Aroney says southern Lorain County is important to the United Way



Many local residents are juggling two or three jobs just to keep up with bills. Ryan Aroney wants to help.

The longtime United Way of Lorain County marketing and engagement director has been promoted to president and CEO.

He’ll step into the new role Sunday, Dec. 1, filling the shoes of retiring Bill Harper.

A top priority for Aroney, he told the Wellington Kiwanis Club last Thursday, is to make sure people know the nonprofit serves all of Lorain County, not just its two biggest cities.

“We are down here in Wellington. This is important to us. This is one of our main pillars,” he said.

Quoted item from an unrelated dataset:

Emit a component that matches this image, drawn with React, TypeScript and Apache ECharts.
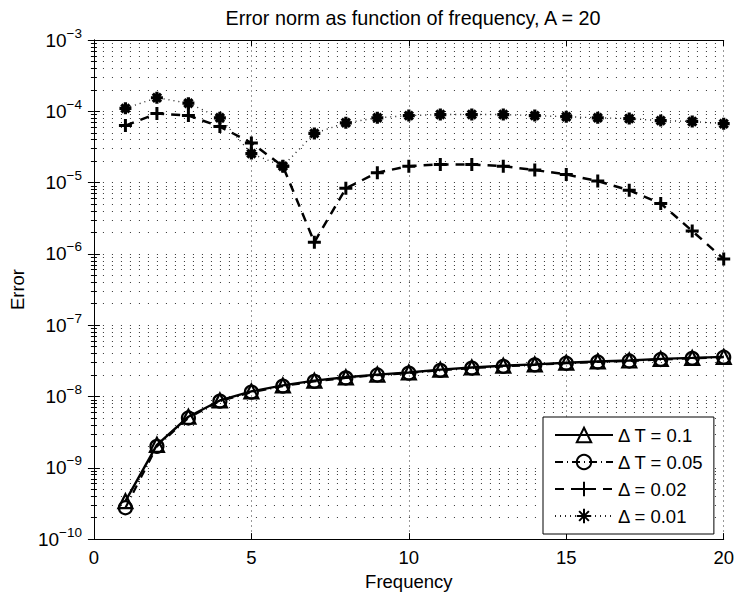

Aroney told Kiwanians that the United Way’s resources are directed to help feed the hungry, get kids ready for preschool and kindergarten, put working moms into high-paying jobs and help struggling families get back on their feet after fires or other disaster strikes.

The agency also advocates for healthier lifestyle choices through collaboratives such as THRIVE! Southern Lorain County, which serves Wellington and surrounding communities. It targets obesity, diabetes, heart disease, smoking and poverty.

The United Way of Lorain County is also examining how to improve transportation. Starting Jan. 1, it will have a full-time worker — Sharon Pearson, who is wrapping up her time as an Oberlin Councilwoman — assigned to coordinate a countywide transportation plan.

Using an Ohio Department of Transportation grant, she will look at public transportation such as busing, but also trails and bike paths.

Aroney is a native of Oberlin and a graduate of the Lorain County JVS, Lorain County Community College and Cleveland State University.

He joined the United Way in 2011 as a development associate and was promoted to marketing and engagement director in 2014.

In the last few years, he’s focused on building partnerships between nonprofits so they’re working together “instead of competing for grant dollars,” he said.

Harper retired Nov. 27 after nine years as president of the United Way of Lorain County. He’s spent the last several months getting Aroney ready for the job.

When the transition was announced earlier this year, Aroney called Harper “a trusted friend and mentor who has helped me grow personally and professionally.”

I’m truly honored to take over for Bill and I’m excited for the opportunity to build on his legacy.”